Agricultural Markets Climate Negotiations and Action Trade Policy at Work

Climate and Agriculture Negotiations: Towards more coherence between climate, agro-processing, trade and agriculture

This on-demand training programme builds technical capacities of relevant stakeholders on how to engage with discourses surrounding agriculture and climate negotiations, towards more climate-aware, trade-driven and food security-enhancing agro-industrial development in East Africa. Designed for officials from Environment, Agriculture and Trade Ministries, as well as farmers and agro-processors, the training facilitates better understanding on agriculture issues in climate and trade negotiations through detailed analysis of concepts, stakeholder engagement, current status, contestations and the preferred future positions for the EAC.

This training programme was developed to help government officials from Rwanda better understand agriculture-related issues in both climate and trade negotiations. It provides detailed analysis of concepts, stakeholder engagement, current status, contestations and preferred future positions of the East African Community (EAC). Delivery of the course facilitates active multi-stakeholder engagement, including representatives from Environment, Agriculture and Trade Ministries as well as interaction with farmers and agro-processors.

Training Objectives:

To increase the capacities of a critical mass of representatives of stakeholders (e.g., staff of relevant government ministries, private sector, farmers, CSOs, staff of regional organisations) in engaging the general discourse on agriculture and climate negotiations through the mastering of critical terms and procedures involved.

  • To develop analytical, as well as interpersonal skills required to build negotiation consensus on agriculture and climate change from the national, through the regional (EAC), Africa Union to the global level.
  • To increase the capacity of stakeholders to take advantage of ongoing agriculture, climate and trade negotiation processes, drawing from the WTO, UNFCCC, existing Intended Nationally Determined contributions [NDCs] and other global texts from both the historical and futuristic perspectives, including the upcoming COP23 in Bon, Germany and ongoing WTO negotiations.
  • To highlight and emphasise the fact that in negotiations, contesting policy domains/groupings get what they negotiate for, and that both the national and EAC interest remain the building blocks for the preferred agricultural position in climate negotiations that are informed by the twin pillars of adaptation and mitigation.
  • To continue building an understanding on the concept of policy entrepreneurship that embraces the art and science of negotiation – knowing when to push for a position, when to stop and when to push again and when to withdraw if need be etc.

Module 1: Issues analysis and concepts
This module introduces participants to concepts and definitions of agriculture (including agro-industrial development) climate change, food security and trade.
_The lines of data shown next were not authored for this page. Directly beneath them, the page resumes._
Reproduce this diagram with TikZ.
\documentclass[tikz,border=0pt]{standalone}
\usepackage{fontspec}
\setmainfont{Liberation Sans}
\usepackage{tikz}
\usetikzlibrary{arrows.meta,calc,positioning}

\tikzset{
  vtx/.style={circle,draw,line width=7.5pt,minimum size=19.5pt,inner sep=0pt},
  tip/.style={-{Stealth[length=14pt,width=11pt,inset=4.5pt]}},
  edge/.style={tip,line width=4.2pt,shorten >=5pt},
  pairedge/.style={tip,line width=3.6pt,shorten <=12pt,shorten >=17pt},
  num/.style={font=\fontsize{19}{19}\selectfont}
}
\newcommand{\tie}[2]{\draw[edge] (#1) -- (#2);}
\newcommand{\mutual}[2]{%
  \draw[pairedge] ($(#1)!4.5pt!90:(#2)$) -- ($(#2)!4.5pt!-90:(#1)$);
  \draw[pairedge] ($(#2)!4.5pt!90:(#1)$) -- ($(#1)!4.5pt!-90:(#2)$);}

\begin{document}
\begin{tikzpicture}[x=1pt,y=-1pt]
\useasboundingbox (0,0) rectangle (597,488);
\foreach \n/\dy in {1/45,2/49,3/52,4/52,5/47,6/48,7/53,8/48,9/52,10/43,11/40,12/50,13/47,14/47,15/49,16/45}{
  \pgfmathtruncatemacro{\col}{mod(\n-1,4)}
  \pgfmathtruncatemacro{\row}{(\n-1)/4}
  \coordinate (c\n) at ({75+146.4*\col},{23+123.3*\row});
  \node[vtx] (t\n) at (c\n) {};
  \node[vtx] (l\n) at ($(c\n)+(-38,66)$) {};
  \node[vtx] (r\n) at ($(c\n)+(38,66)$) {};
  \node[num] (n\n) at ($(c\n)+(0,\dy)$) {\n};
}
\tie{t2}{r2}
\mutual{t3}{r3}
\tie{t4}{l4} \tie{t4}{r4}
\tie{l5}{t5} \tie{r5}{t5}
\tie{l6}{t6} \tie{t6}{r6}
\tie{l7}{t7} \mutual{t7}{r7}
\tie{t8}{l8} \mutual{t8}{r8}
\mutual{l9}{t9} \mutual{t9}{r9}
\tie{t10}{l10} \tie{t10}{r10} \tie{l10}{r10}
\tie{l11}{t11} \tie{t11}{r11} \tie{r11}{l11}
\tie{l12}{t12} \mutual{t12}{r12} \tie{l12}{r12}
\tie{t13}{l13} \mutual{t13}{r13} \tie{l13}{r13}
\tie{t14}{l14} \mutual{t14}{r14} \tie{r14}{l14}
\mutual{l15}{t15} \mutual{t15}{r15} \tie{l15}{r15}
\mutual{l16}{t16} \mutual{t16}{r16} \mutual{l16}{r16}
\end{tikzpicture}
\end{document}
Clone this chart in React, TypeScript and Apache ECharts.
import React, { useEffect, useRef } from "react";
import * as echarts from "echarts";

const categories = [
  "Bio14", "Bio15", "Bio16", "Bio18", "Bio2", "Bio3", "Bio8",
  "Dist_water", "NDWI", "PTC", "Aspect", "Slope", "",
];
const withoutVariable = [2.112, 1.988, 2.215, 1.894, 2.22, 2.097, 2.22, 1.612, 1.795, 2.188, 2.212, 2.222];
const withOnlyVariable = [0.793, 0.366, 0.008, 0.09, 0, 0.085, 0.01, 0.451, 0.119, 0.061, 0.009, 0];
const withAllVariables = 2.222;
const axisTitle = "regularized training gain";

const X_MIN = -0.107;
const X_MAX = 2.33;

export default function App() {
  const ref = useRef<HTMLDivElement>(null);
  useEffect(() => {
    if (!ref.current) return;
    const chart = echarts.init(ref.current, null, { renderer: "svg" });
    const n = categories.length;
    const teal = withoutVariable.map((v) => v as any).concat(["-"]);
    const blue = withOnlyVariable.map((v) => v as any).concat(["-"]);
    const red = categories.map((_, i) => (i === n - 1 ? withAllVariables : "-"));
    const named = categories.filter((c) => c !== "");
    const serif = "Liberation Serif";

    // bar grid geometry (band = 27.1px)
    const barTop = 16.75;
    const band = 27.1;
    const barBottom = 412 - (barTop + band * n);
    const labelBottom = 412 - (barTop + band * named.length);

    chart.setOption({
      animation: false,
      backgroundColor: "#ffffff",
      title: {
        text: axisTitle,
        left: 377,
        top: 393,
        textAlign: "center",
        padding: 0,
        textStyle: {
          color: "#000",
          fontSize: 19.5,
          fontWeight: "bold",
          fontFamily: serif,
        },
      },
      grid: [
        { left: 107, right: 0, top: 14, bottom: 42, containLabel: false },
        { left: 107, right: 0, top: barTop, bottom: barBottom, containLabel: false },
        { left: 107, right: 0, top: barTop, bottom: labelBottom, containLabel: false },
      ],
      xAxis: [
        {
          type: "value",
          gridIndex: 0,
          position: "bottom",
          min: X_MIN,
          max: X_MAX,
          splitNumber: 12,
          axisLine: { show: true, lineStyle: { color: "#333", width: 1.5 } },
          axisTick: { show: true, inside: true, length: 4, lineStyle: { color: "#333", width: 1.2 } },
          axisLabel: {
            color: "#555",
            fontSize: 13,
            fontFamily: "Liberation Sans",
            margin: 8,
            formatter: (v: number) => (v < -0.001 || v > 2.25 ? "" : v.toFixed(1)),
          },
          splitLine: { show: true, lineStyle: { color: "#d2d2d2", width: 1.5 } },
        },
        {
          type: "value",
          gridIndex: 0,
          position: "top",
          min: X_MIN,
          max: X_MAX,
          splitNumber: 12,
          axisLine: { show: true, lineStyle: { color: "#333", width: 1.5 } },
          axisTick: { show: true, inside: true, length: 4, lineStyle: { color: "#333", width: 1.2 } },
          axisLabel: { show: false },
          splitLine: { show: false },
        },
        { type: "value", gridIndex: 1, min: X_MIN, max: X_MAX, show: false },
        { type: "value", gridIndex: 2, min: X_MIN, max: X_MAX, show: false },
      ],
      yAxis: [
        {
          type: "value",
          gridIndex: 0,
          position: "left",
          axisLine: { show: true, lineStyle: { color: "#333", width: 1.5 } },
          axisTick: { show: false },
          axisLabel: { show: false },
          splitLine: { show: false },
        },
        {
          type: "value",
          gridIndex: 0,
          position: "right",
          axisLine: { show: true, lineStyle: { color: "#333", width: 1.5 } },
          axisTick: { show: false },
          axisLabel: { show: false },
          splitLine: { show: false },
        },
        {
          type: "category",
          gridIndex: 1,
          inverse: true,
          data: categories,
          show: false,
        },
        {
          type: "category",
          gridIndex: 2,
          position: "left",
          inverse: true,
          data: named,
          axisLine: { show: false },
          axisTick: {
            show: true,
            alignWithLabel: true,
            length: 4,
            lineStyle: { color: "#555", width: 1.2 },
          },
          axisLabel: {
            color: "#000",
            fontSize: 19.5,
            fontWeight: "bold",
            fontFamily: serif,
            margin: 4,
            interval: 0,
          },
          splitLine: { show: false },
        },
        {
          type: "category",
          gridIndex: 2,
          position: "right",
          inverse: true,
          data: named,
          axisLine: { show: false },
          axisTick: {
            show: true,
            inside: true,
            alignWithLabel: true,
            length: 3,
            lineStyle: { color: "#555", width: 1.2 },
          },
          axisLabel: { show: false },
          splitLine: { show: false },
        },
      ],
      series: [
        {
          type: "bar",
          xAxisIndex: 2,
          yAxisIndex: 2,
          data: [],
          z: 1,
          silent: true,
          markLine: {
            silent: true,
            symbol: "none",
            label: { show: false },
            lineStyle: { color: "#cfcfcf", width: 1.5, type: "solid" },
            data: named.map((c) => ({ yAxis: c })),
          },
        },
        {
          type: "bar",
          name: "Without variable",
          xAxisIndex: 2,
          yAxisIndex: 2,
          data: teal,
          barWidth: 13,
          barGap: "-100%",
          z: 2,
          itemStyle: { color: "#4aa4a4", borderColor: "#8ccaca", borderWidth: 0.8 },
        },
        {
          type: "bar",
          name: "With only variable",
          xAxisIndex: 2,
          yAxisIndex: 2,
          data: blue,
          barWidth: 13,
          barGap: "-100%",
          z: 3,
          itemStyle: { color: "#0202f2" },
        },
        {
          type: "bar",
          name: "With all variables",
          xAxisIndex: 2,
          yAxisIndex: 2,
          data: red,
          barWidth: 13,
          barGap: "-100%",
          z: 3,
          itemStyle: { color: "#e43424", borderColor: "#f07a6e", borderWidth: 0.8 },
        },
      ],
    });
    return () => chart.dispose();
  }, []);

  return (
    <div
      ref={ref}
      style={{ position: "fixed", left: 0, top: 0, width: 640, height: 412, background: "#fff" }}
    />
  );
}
The goal is to enhance understanding of participants on how agriculture (including agro-industrial development) can be more climate-aware, trade-driven and food security-enhancing in the EAC region.

Module 2: Features of Selected International Institutions
The module allows stakeholders attending the workshop to familiarize themselves with international institutions and their key areas of work related mainly to agriculture (including agro-industry) and climate negotiations. Specifically, the module has the objective to increase the knowledge and understanding of some key relevant international institutions and/or bodies responsible of policymaking and/or policy implementation mechanisms in the area of agriculture (including agro-industrial development) and climate negotiations.

Module 3: Agriculture and climate change: Focus on the UNFCCC and WTO negotiations
This module grows the participants’ confidence into addressing agriculture (including agro-industrial development) in climate negotiations, and vice versa. The purpose is to continue developing negotiation capacity in EAC teams that will result in favourable decisions on agriculture from the UNFCCC and other global negotiation platforms like the WTO.

Module 4: Simulation exercise: Drawing up future negotiation positions
The emphasis of this module is to encourage holistic, substantive, collective and pragmatic thinking by the participants that enables them to sharpen skills to interact with institutions at the national, regional and global level platforms dealing with agriculture, agro-processing and climate change matters and negotiations.